Clare Sutton, from the local Green Party, chaired a public meeting to discuss the way forward for those hoping to restore access to the beach.

She said there are still a number of people interested in searching for a solution, even if it appeared that the council was not going to support them.

Clare said: “We have come away with a group of people who are going to take this forward. I think the short-term future is to form a ‘Friends of’ group.”

Ms Sutton had previously organised a petition to restore access to the beach, which was signed by more than 1,700 people.

Despite this, councillors agreed last month at a special council meeting to take no further action to restore access to the beach.

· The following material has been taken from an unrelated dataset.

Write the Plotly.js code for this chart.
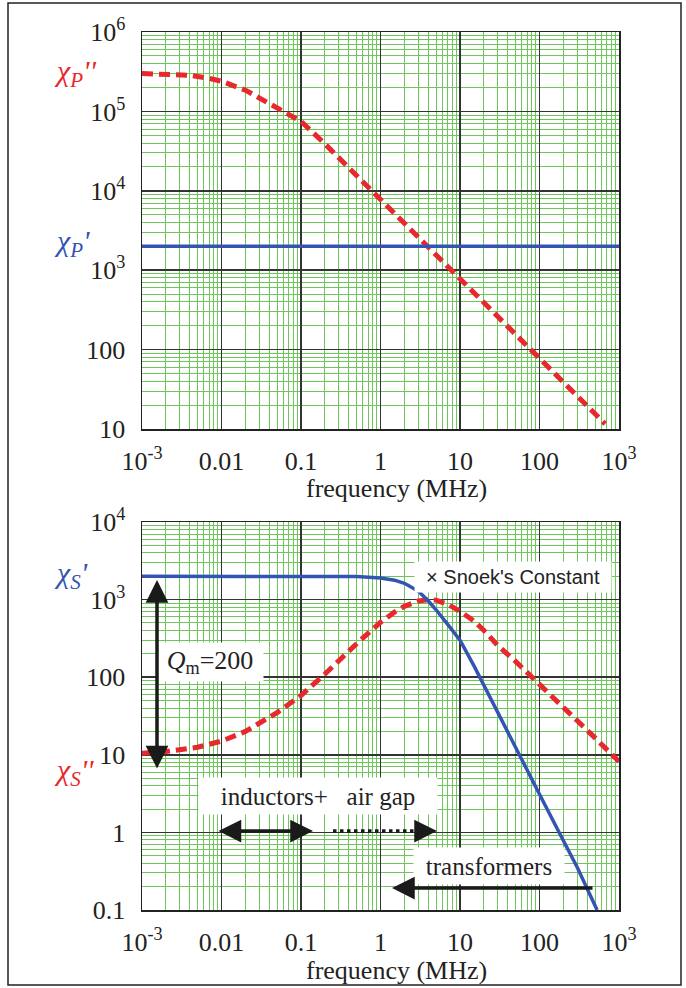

The council was told it would be liable if anyone had an accident on the path and it had to do everything in its power to discourage people, which is why it then removed the steps.

Cllr Ian Roebuck said that engineers and the Environment Agency had looked at the future of the north-west shore of Portland Harbour and estimated that it would cost around a million pounds to address the instability, which was caused by groundwater.

With less than a third of the funding available from government, the council had spent a year looking for alternative funding but had not had any success.

Cllr Roebuck added: “Even if the steps were restored the path would remain too dangerous for public use.

“New steps are not a solution to the problem. Following the last wet winter there is now a threat to properties in Old Castle Road and to the main Portland gas supply under the Rodwell Trail.

“Both of these are higher priorities for the Environment Agency.”